In Chapter 10 (Education, Skills, and Human Capital), Nafziger argues that no society can grow sustainably without prioritizing health and education. Abia’s 2026 budget maintains:

20% for Education,

15% for Health,

together representing 35% of the entire budget envelope — a standard that only a handful of Nigerian states have achieved.

This mirrors the Danish development model which Gov. Otti referenced during his meeting with the Danish Consul-General — a model rooted in high literacy, strong primary healthcare, and evidence-driven governance.

Nafziger would describe this as “redistribution with growth,” because improved human capital multiplies long-term prosperity.

  1. IGR-Led Fiscal Strategy: Modern Public Finance Logic

Nafziger discusses fiscal reform and domestic resource mobilization in Chapters 18–19, noting that sustainable development depends on internal revenue strength, not dependence on volatile transfers.

Abia’s projection:

IGR target: ₦223.4 billion,

Goal: Recurrent expenditure financed 100% from IGR,

Borrowing only for infrastructure projects with long-term returns,

aligns with global best practices.

This is precisely what Nafziger calls “developmental fiscal discipline.”

It positions Abia as a state gradually transitioning from consumption dependency to revenue autonomy.

  1. Investment, Trade, and Global Linkages

Nafziger stresses in Chapter 16 (Trade, Globalization, and Development) that integration into global markets accelerates catch-up growth.

Abia’s 2025–2026 agenda reflects this clearly:

Abia–Turkiye Investment Summit

Strategic partnership with Denmark

PPP-driven industrial revival

MSME capacity expansion

Governor Otti explained this vision clearly:

“Prosperity comes through partnership.
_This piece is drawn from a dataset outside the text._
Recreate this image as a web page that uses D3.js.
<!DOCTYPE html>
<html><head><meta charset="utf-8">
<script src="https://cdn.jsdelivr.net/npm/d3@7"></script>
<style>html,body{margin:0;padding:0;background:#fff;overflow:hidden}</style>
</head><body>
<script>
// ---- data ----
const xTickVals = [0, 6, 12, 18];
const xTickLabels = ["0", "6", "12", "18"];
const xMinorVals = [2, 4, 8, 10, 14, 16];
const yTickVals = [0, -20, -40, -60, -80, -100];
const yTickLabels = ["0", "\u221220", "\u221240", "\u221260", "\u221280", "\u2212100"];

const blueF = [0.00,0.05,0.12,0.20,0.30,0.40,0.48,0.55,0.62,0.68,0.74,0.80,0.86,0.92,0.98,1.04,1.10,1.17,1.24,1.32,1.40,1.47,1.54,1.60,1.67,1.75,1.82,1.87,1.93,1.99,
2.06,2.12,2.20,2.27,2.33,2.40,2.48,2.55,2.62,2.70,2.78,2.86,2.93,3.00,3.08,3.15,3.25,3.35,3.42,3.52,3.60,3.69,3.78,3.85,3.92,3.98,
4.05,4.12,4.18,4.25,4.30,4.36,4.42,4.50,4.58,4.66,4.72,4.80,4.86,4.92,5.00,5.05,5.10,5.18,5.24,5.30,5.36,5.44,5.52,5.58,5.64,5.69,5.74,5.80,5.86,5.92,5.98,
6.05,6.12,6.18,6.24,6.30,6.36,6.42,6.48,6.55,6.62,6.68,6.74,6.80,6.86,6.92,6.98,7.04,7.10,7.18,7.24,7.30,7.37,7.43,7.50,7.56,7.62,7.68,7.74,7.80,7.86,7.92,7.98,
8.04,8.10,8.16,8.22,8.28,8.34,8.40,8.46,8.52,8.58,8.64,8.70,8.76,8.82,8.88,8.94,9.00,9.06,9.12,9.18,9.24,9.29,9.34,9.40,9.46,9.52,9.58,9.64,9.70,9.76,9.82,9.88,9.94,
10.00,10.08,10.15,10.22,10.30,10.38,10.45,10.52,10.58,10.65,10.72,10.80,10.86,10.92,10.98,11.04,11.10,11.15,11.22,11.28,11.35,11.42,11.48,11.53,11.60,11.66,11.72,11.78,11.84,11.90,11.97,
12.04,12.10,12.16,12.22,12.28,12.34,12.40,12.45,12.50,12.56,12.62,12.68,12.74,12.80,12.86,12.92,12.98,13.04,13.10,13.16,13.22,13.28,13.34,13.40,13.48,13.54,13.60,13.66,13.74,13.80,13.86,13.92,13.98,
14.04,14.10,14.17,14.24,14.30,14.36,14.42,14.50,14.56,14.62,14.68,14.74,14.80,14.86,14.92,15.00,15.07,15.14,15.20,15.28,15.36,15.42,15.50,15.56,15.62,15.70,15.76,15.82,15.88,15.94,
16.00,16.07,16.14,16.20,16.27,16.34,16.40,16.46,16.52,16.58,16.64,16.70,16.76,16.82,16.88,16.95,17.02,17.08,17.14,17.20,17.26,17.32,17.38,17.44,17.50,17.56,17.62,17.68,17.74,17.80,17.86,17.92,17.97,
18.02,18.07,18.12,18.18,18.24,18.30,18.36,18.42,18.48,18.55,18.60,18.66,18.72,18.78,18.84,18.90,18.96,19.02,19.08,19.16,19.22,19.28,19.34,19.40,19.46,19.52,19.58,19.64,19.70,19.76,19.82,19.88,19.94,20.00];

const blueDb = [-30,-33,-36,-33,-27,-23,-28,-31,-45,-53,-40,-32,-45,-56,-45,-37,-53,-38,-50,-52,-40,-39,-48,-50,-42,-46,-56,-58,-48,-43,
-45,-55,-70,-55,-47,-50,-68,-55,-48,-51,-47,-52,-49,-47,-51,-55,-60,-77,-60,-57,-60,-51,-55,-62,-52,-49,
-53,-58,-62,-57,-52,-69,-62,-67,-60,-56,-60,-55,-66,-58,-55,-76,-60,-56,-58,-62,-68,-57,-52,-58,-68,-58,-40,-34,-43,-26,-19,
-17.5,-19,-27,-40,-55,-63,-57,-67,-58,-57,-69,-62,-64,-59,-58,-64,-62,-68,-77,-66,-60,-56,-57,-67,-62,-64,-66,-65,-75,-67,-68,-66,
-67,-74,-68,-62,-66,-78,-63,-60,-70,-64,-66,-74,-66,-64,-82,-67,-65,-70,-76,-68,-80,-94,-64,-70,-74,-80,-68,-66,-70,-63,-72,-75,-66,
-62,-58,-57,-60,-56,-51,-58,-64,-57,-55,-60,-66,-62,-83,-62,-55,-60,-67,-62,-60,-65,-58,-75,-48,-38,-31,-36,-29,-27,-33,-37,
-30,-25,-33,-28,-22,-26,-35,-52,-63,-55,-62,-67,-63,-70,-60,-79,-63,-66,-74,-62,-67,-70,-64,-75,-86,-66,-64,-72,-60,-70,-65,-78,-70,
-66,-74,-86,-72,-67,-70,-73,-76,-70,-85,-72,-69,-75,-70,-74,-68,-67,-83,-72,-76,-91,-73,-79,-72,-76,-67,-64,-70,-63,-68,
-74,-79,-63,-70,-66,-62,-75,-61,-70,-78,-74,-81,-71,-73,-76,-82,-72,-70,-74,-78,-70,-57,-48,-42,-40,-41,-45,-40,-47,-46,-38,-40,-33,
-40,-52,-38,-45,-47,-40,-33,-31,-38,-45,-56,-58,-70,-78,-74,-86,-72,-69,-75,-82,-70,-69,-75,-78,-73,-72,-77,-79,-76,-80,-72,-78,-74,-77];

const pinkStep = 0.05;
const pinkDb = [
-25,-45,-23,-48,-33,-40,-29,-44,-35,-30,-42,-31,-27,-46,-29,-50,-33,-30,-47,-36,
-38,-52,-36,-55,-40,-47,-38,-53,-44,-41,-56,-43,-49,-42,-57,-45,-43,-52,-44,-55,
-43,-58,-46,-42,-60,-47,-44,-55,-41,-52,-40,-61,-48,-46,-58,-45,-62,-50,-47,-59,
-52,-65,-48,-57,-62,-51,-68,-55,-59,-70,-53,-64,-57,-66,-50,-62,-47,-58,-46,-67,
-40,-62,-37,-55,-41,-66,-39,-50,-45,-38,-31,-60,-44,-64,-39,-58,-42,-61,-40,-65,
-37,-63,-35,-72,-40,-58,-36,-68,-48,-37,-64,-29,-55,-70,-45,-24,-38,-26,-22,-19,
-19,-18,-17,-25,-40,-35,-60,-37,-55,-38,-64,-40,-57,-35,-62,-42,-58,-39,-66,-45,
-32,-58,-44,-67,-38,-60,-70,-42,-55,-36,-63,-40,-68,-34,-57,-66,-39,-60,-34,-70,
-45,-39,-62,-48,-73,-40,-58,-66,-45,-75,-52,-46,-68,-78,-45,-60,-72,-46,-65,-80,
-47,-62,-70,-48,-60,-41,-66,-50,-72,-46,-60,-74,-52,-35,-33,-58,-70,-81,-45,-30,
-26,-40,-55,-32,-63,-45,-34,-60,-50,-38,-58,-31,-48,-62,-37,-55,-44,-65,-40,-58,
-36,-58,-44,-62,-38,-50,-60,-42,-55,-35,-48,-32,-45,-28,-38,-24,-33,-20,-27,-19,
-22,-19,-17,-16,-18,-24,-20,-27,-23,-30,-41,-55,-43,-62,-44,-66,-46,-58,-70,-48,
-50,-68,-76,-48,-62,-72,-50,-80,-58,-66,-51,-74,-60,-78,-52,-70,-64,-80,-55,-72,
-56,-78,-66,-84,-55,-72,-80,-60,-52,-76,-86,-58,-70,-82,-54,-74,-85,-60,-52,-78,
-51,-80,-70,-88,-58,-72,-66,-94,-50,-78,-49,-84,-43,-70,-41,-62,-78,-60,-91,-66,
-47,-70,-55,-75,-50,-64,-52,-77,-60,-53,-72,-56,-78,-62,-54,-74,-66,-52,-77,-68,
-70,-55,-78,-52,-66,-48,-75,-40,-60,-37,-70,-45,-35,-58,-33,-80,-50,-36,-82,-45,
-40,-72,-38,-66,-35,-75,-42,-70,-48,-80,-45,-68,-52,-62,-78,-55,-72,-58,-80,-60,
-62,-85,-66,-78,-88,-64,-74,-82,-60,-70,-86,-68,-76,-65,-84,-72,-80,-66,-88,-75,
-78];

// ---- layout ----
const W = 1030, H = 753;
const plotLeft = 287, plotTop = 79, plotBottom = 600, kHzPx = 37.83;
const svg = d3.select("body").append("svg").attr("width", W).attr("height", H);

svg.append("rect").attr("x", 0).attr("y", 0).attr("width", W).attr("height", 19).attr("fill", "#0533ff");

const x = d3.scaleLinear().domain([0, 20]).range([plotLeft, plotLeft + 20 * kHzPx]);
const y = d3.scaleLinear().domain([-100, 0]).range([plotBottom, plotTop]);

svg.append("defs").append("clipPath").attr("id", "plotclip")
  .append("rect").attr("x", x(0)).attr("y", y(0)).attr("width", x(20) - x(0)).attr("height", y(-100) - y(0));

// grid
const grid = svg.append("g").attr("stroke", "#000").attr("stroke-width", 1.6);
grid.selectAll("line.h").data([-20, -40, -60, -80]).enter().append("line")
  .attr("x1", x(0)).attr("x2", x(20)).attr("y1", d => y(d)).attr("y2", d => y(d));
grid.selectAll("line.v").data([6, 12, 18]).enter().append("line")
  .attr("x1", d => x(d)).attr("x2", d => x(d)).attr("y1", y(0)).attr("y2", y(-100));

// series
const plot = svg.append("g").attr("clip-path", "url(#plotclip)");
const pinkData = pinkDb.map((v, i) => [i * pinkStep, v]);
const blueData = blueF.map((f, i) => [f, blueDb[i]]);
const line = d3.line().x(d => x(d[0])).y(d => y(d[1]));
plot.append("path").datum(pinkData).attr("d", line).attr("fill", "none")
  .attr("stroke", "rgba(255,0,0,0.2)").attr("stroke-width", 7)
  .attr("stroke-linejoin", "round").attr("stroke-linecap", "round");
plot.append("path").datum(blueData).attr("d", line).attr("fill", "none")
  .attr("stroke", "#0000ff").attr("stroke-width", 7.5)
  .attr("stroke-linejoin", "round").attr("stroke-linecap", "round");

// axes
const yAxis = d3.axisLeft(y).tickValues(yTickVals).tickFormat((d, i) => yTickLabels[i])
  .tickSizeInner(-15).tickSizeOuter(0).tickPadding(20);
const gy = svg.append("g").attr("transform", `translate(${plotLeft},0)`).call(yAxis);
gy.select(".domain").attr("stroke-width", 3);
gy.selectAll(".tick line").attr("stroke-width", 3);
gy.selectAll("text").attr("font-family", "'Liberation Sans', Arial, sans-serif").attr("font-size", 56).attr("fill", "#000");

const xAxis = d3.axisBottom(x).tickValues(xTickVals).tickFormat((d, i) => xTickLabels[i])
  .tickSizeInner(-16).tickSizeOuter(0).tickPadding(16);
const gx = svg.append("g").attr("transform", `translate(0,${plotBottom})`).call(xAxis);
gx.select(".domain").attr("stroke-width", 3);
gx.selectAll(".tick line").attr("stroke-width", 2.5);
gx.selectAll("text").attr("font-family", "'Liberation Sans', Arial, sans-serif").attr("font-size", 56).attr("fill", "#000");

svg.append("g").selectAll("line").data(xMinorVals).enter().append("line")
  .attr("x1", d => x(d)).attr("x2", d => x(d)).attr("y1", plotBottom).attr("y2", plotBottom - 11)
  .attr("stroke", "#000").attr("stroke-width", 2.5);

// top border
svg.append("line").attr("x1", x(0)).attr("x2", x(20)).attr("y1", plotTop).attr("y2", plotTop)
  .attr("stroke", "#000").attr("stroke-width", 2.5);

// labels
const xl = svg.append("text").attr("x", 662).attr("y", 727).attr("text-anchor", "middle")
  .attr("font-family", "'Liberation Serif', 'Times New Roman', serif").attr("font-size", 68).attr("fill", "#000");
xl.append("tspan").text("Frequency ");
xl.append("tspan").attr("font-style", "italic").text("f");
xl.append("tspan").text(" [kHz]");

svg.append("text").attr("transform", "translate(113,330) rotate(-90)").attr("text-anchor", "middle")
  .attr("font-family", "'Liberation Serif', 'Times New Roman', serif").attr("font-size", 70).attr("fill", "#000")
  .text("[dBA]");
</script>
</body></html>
Abia is opening itself to the world.”

This aligns with Nafziger’s argument that developing economies must attract capital, technology, and global market access to leap forward.

  1. Agriculture and Institutional Reforms

Nafziger repeatedly emphasizes that agrarian economies must modernize their agricultural value chains to escape poverty traps (Chapters 7 and 14).
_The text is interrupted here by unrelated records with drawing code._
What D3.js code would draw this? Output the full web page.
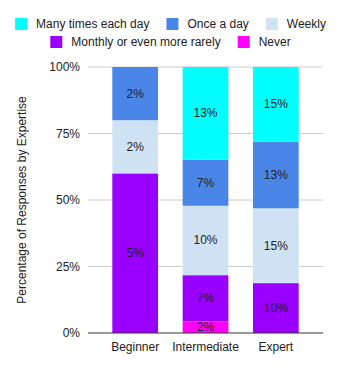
<!DOCTYPE html>
<html>
<head>
<meta charset="utf-8">
<script src="https://cdn.jsdelivr.net/npm/d3@7"></script>
<style>
  body { margin: 0; background: #fff; }
  text { font-family: "Liberation Sans", Arial, sans-serif; }
</style>
</head>
<body>
<div id="chart"></div>
<script>
// expertise groups along the x axis
var categories = ["Beginner", "Intermediate", "Expert"];
// response options, bottom of the stack first
var series = ["Never", "Monthly or even more rarely", "Weekly", "Once a day", "Many times each day"];
var colors = ["#ff00ff", "#9900ff", "#cfe2f3", "#4a86e8", "#00ffff"];
// response counts per group (same order as series)
var never     = [0, 1, 0];
var monthly   = [3, 4, 6];
var weekly    = [1, 6, 9];
var onceADay  = [1, 4, 8];
var manyTimes = [0, 8, 9];
var yTicks = [0, 0.25, 0.5, 0.75, 1];
// legend order as shown on top
var legendOrder = ["Many times each day", "Once a day", "Weekly", "Monthly or even more rarely", "Never"];

var counts = [never, monthly, weekly, onceADay, manyTimes];
var grandTotal = d3.sum(counts, function(s){ return d3.sum(s); });

var rows = categories.map(function(c, i){
	var r = {cat: c};
	series.forEach(function(s, j){ r[s] = counts[j][i]; });
	return r;
});

var width = 341, height = 371;
var plotLeft = 88, plotRight = 323, plotTop = 67, plotBottom = 333;

var svg = d3.select("#chart").append("svg")
	.attr("width", width)
	.attr("height", height);

var x = d3.scaleBand()
	.domain(categories)
	.range([100, 311])
	.paddingInner(0.35)
	.paddingOuter(0.175);

var y = d3.scaleLinear()
	.domain([0, 1])
	.range([plotBottom, plotTop]);

var stack = d3.stack().keys(series).offset(d3.stackOffsetExpand);
var layers = stack(rows);

// gridlines
svg.append("g").selectAll("line")
	.data(yTicks.filter(function(t){ return t > 0; }))
	.join("line")
	.attr("x1", plotLeft)
	.attr("x2", plotRight)
	.attr("y1", function(d){ return y(d); })
	.attr("y2", function(d){ return y(d); })
	.attr("stroke", "#cccccc")
	.attr("stroke-width", 1);

// y tick labels
var yAxis = svg.append("g")
	.attr("transform", "translate(" + plotLeft + ",0)")
	.call(d3.axisLeft(y).tickValues(yTicks).tickFormat(d3.format(".0%")).tickSize(0).tickPadding(8));
yAxis.select(".domain").remove();
yAxis.selectAll("text")
	.attr("font-size", "12px")
	.attr("fill", "#222")
	.style("font-family", "'Liberation Sans', Arial, sans-serif");

// bars
var layer = svg.append("g").selectAll("g")
	.data(layers)
	.join("g")
	.attr("fill", function(d, i){ return colors[i]; });

layer.selectAll("rect")
	.data(function(d){ return d.map(function(p){ p.key = d.key; return p; }); })
	.join("rect")
	.attr("x", function(d){ return x(d.data.cat); })
	.attr("width", x.bandwidth())
	.attr("y", function(d){ return y(d[1]); })
	.attr("height", function(d){ return y(d[0]) - y(d[1]); });

// segment labels (share of all responses)
layer.selectAll("text")
	.data(function(d){ return d.filter(function(p){ return p.data[d.key] > 0; }); })
	.join("text")
	.attr("x", function(d){ return x(d.data.cat) + x.bandwidth() / 2; })
	.attr("y", function(d){ return (y(d[0]) + y(d[1])) / 2 + 4; })
	.attr("text-anchor", "middle")
	.attr("font-size", "12px")
	.attr("fill", "#222")
	.text(function(d){ return Math.round(d.data[d.key] / grandTotal * 100) + "%"; });

// baseline
svg.append("line")
	.attr("x1", plotLeft)
	.attr("x2", plotRight)
	.attr("y1", plotBottom)
	.attr("y2", plotBottom)
	.attr("stroke", "#333")
	.attr("stroke-width", 1);

// x labels
var xAxis = svg.append("g")
	.attr("transform", "translate(0," + plotBottom + ")")
	.call(d3.axisBottom(x).tickSize(0).tickPadding(9));
xAxis.select(".domain").remove();
xAxis.selectAll("text")
	.attr("font-size", "12px")
	.attr("fill", "#222")
	.style("font-family", "'Liberation Sans', Arial, sans-serif");

// y title
svg.append("text")
	.attr("transform", "translate(26," + ((plotTop + plotBottom) / 2) + ") rotate(-90)")
	.attr("text-anchor", "middle")
	.attr("font-size", "12px")
	.attr("fill", "#222")
	.text("Percentage of Responses by Expertise");

// legend, two centered rows
var legendRows = [legendOrder.slice(0, 3), legendOrder.slice(3)];
legendRows.forEach(function(items, r){
	var g = svg.append("g");
	var cx = 0;
	items.forEach(function(name){
		var item = g.append("g").attr("transform", "translate(" + cx + ",0)");
		item.append("rect")
			.attr("x", 0).attr("y", -6)
			.attr("width", 12).attr("height", 12)
			.attr("fill", colors[series.indexOf(name)]);
		var t = item.append("text")
			.attr("x", 21).attr("y", 4)
			.attr("font-size", "12px")
			.attr("fill", "#222")
			.text(name);
		cx += 21 + t.node().getComputedTextLength() + 17;
	});
	var w = cx - 17;
	g.attr("transform", "translate(" + ((width - w) / 2) + "," + (24 + r * 18) + ")");
});
</script>
</body>
</html>
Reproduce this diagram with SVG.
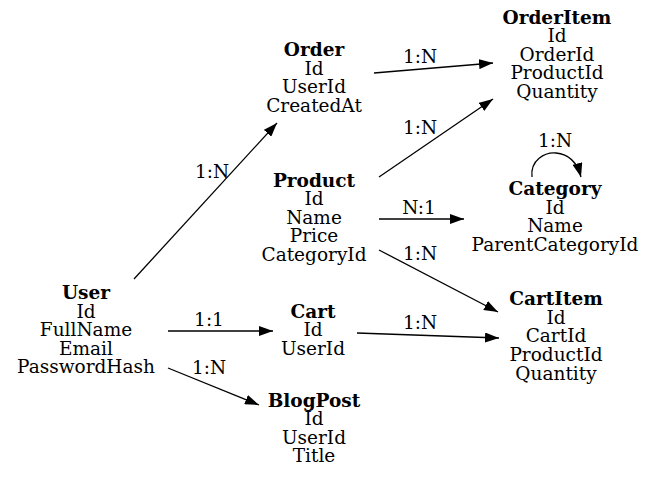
<svg xmlns="http://www.w3.org/2000/svg" width="657" height="480" viewBox="0 0 657 480">
<defs>
<marker id="ah" viewBox="0 0 14 10" refX="14" refY="5" markerWidth="14" markerHeight="10" markerUnits="userSpaceOnUse" orient="auto">
<path d="M0,0 L14,5 L0,10 Z" fill="#000"/>
</marker>
<style>
text{font-family:"DejaVu Serif",serif;font-size:18.5px;fill:#000;text-anchor:middle}
.b{font-weight:bold}
.e{fill:none;stroke:#000;stroke-width:1.3;marker-end:url(#ah)}
</style>
</defs>
<rect width="657" height="480" fill="#fff"/>
<g id="connectors">
<path class="e" d="M134,279 L277,123"/>
<text x="212" y="178">1:N</text>
<path class="e" d="M168,331 L273,331"/>
<text x="209" y="326">1:1</text>
<path class="e" d="M168,368 L259,405"/>
<text x="209" y="374">1:N</text>
<path class="e" d="M374,73 L493,63"/>
<text x="420" y="63">1:N</text>
<path class="e" d="M379,177 L493,99"/>
<text x="420" y="134">1:N</text>
<path class="e" d="M379,219 L464,219"/>
<text x="419" y="214">N:1</text>
<path class="e" d="M379,250 L498,312"/>
<text x="420" y="260">1:N</text>
<path class="e" d="M357,333 L499,338"/>
<text x="420" y="329">1:N</text>
<path class="e" d="M532,177 C530,160 545,152 556,153 C568,154 577,162 581,177"/>
<text x="555" y="147">1:N</text>
</g>
<g id="User">
<text class="b" x="86" y="299">User</text>
<text x="86" y="318">Id</text>
<text x="86" y="336">FullName</text>
<text x="86" y="355">Email</text>
<text x="86" y="373">PasswordHash</text>
</g>
<g id="Order">
<text class="b" x="314" y="56">Order</text>
<text x="314" y="74.5">Id</text>
<text x="314" y="93">UserId</text>
<text x="314" y="111.5">CreatedAt</text>
</g>
<g id="Product">
<text class="b" x="314" y="187">Product</text>
<text x="314" y="205">Id</text>
<text x="314" y="224">Name</text>
<text x="314" y="242">Price</text>
<text x="314" y="261">CategoryId</text>
</g>
<g id="Cart">
<text class="b" x="313" y="318">Cart</text>
<text x="313" y="336">Id</text>
<text x="313" y="355">UserId</text>
</g>
<g id="BlogPost">
<text class="b" x="314" y="407">BlogPost</text>
<text x="314" y="425">Id</text>
<text x="314" y="444">UserId</text>
<text x="314" y="462">Title</text>
</g>
<g id="OrderItem">
<text class="b" x="557" y="23.5">OrderItem</text>
<text x="557" y="42">Id</text>
<text x="557" y="60.5">OrderId</text>
<text x="557" y="79">ProductId</text>
<text x="557" y="98">Quantity</text>
</g>
<g id="Category">
<text class="b" x="555" y="195">Category</text>
<text x="555" y="213.5">Id</text>
<text x="555" y="232">Name</text>
<text x="555" y="250.5">ParentCategoryId</text>
</g>
<g id="CartItem">
<text class="b" x="556" y="305">CartItem</text>
<text x="556" y="323.5">Id</text>
<text x="556" y="342">CartId</text>
<text x="556" y="361">ProductId</text>
<text x="556" y="380">Quantity</text>
</g>
</svg>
The Governor’s directive to foreign investors to liaise with the Commissioner for Agriculture signals:

value chain modernization,

farmer data digitization,

precision agriculture planning,

and scalable rural investment.

Abia’s new agricultural database also reflects Nafziger’s emphasis on information systems for development planning.

  1. Power, Industrial Corridors, and Urban Competitiveness

In Chapter 11 (Industry, Urbanization, and Growth), Nafziger notes that industrial clusters thrive where infrastructure, power supply, and market access are strong.
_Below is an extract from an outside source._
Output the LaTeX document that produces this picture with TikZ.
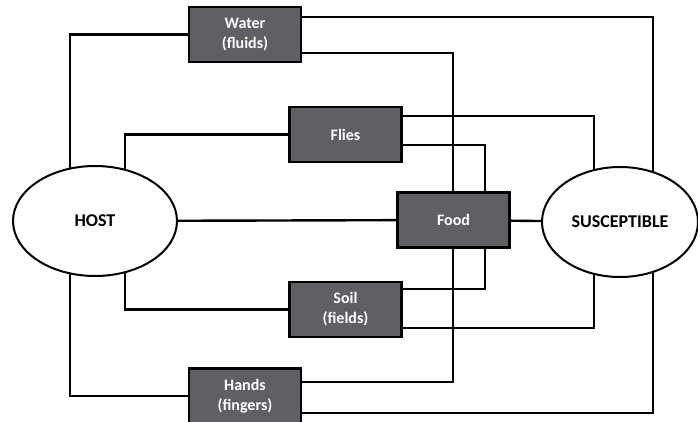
\documentclass[tikz,border=0pt]{standalone}
\usepackage{fontspec}
\setmainfont{Carlito}
\usetikzlibrary{shapes.geometric,backgrounds}
\definecolor{boxgrey}{RGB}{96,96,100}
\begin{document}
\begin{tikzpicture}[x=1pt,y=-1pt,
  agent/.style={draw=black,line width=2.5pt,fill=boxgrey,text=white,
    minimum width=112pt,minimum height=55pt,inner sep=0pt,align=center,
    font=\fontsize{16}{20}\selectfont\bfseries},
  party/.style={ellipse,draw=black,line width=2pt,fill=white,
    minimum width=164pt,minimum height=110pt,inner sep=0pt,
    font=\fontsize{18}{21}\selectfont\bfseries},
  link/.style={draw=black,line width=2.4pt}]
\useasboundingbox (0,0) rectangle (698,422);
% ellipses
\node[party] (host) at (95,221) {HOST};
\node[party,minimum width=156pt] (susc) at (620,222) {SUSCEPTIBLE};
% boxes
\node[agent] (water) at (245,34.5) {Water\\(fluids)};
\node[agent] (flies) at (345.5,134.5) {Flies};
\node[agent] (food)  at (453.5,220) {Food};
\node[agent] (soil)  at (345.5,309.5) {Soil\\(fields)};
\node[agent] (hands) at (245,396) {Hands\\(fingers)};
% routing corners
\coordinate (hL) at (70,221);
\coordinate (hR) at (125,221);
\coordinate (sL) at (594,222);
\coordinate (sR) at (653,222);
\coordinate (wU) at (302,17);
\coordinate (wD) at (302,53);
\coordinate (fU) at (402,116);
\coordinate (fD) at (402,145);
\coordinate (oU) at (402,289);
\coordinate (oD) at (402,328);
\coordinate (nU) at (302,382);
\coordinate (nD) at (302,413);
\coordinate (fa) at (453,220);
\coordinate (fb) at (485,220);
\begin{scope}[on background layer]
  \fill[white] (0,0) rectangle (698,422);
  % host side
  \draw[link] (water.west) -| (hL);
  \draw[link] (flies.west) -| (hR);
  \draw[link] (soil.west) -| (hR);
  \draw[link] (hands.west) -| (hL);
  % susceptible side
  \draw[link] (wU) -| (sR);
  \draw[link] (fU) -| (sL);
  \draw[link] (oD) -| (sL);
  \draw[link] (nD) -| (sR);
  % food links
  \draw[link] (wD) -| (fa);
  \draw[link] (fD) -| (fb);
  \draw[link] (oU) -| (fb);
  \draw[link] (nU) -| (fa);
  \draw[link] (host) -- (food);
  \draw[link] (food) -- (susc);
\end{scope}
\end{tikzpicture}
\end{document}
Abia’s milestones match this prescription:

Aba enjoys 24-hour independent power — the first of its scale in Nigeria.

Aba is positioned as Nigeria’s MSME capital.

Road networks are being rebuilt to stimulate commerce.

These align completely with Nafziger’s emphasis on productive urban centers as engines of economic development.

  1. Positive Outlook: The Nafziger Verdict

If we examine Abia’s 2026 budget through Nafziger’s development framework, we find:

✓ High infrastructure investment = long-term growth

✓ Human capital prioritization = stronger productivity

✓ Rising IGR = fiscal sustainability

✓ Global partnerships = accelerated industrialization

✓ Power reforms = MSME competitiveness

✓ Data-driven agriculture = food security modernization

This is the exact pattern Nafziger identifies in the trajectories of successful emerging economies.

Abia’s 2026 budget is not merely ambitious — it is strategic, intellectually grounded, and developmentally coherent.

Final Assessment (In Nafziger’s Style)

Abia State’s 2026 budget reflects the attributes of a government transitioning from transactional politics to structural transformation. It contains the essential ingredients Nafziger prescribes for escaping underdevelopment:

institutional reform,

infrastructure expansion,

knowledge-driven governance,

global partnerships,

and disciplined fiscal management.

If executed with fidelity, Abia will experience:

accelerated productivity,

rising investor confidence,

MSME expansion,

reduced poverty,

and a more resilient economy.

In Nafziger’s words, “development is a process of expanding human freedom.”
Governor Otti’s 2026 budget is, fundamentally, a blueprint for expanding those freedoms — economically, socially, and institutionally.